REASON 4: Internet = information = freedom. The Chinese government's hold on Tibet, as well as China, depends on its totalitarian control over information and ability to keep its masses ignorant. Today this control is fragile, thanks to the Internet. The Chinese government faces a much more formidable foe in its own people than it did a decade ago, because of the speed at which information now travels. Beijing's censorship apparatus is routinely defeated by the ingenuity of Chinese and Tibetan netizens searching for the truth and refusing to be firewalled.

REASON 5: Dictatorships also age and die. Totalitarianism is a dead end.
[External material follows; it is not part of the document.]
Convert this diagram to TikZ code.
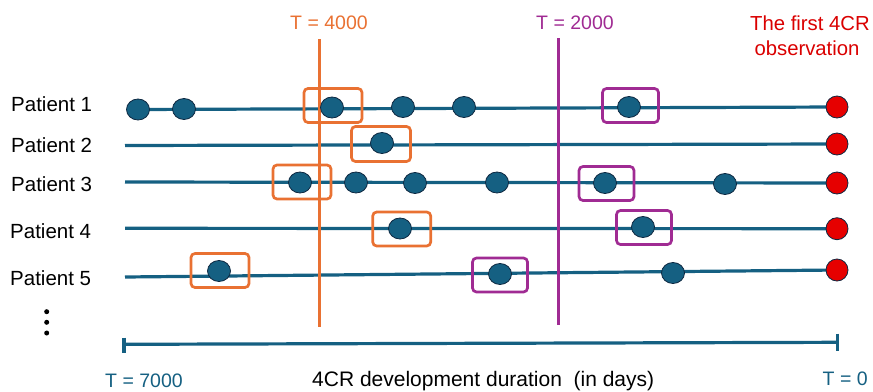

The CCP has been able to survive until now by tweaking its system, but tweaks are no longer enough to save it from growing public unrest, looming environmental devastation, endemic corruption and a slowing economy. According to China scholar Minxin Pei, one-party dictatorships have inherent flaws in their foundation that limit their existence beyond several decades, even in the case of the most enduring regimes. The Soviet Union crumbled in its 74th year, the Mexican regime in its 71st year, the Kuomintang in its 73rd year. The CCP is 63 years old and, Pei argues, has little more than 10 years left on its clock - if it's lucky enough to survive that long.

Now is not the time to despair. It is the time to take action and tip the scales of history toward freedom in Tibet. A free Tibet, aside from protecting Asia's water tower and providing a buffer between the world's two most populous (and nuclear) nations, will enshrine nonviolence as the supreme weapon for resolving conflict and fighting oppression.